Credible takeaways
- Student loan default happens after a period of missed payments — generally 270 days for federal loans and often sooner for private loans.
- Default can damage your credit, trigger collection fees, and lead to wage garnishment or legal action.
- Federal borrowers can get out of default through rehabilitation or consolidation, but each option affects your credit and repayment differently.
- If you’re struggling to make payments, contact your servicer or lender early to ask about income-driven repayment or hardship options.
Roughly 3.6 million borrowers have defaulted on their student loans since January 2025, according to the U.S. Department of Education. If you’ve missed payments or aren’t sure where your loans stand, it’s important to check your loan status as soon as possible. Student loan default can lead to serious financial consequences, including credit damage, wage garnishment, collection fees, and legal costs.

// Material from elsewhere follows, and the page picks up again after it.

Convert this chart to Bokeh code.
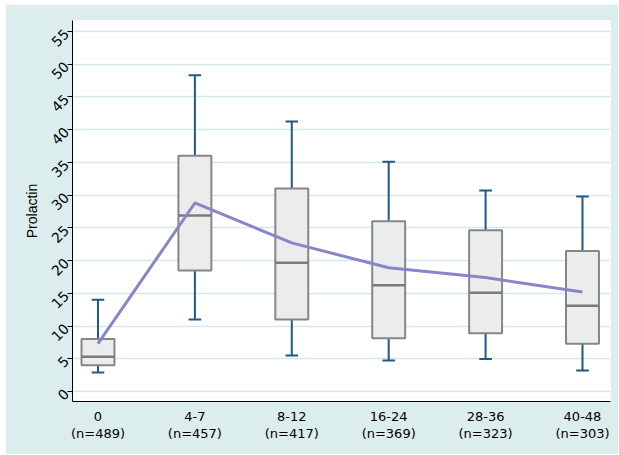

Here’s what student loan default means, what happens after you default, and how to get your loans back on track.
Compare student loan refinance rates
What is student loan default?
Student loan default happens when you miss payments for a certain period of time. For most federal student loans, default generally occurs after 270 days, or about nine months of missed payments. Private student loans can default sooner, often after 120 to 180 days, but the exact timeline depends on your lender.
Default can have severe financial consequences. It can damage your credit, lead to wage garnishment, and cause your tax refund to be withheld. You may also have to pay collection fees, court costs, or attorney’s fees if your lender takes legal action.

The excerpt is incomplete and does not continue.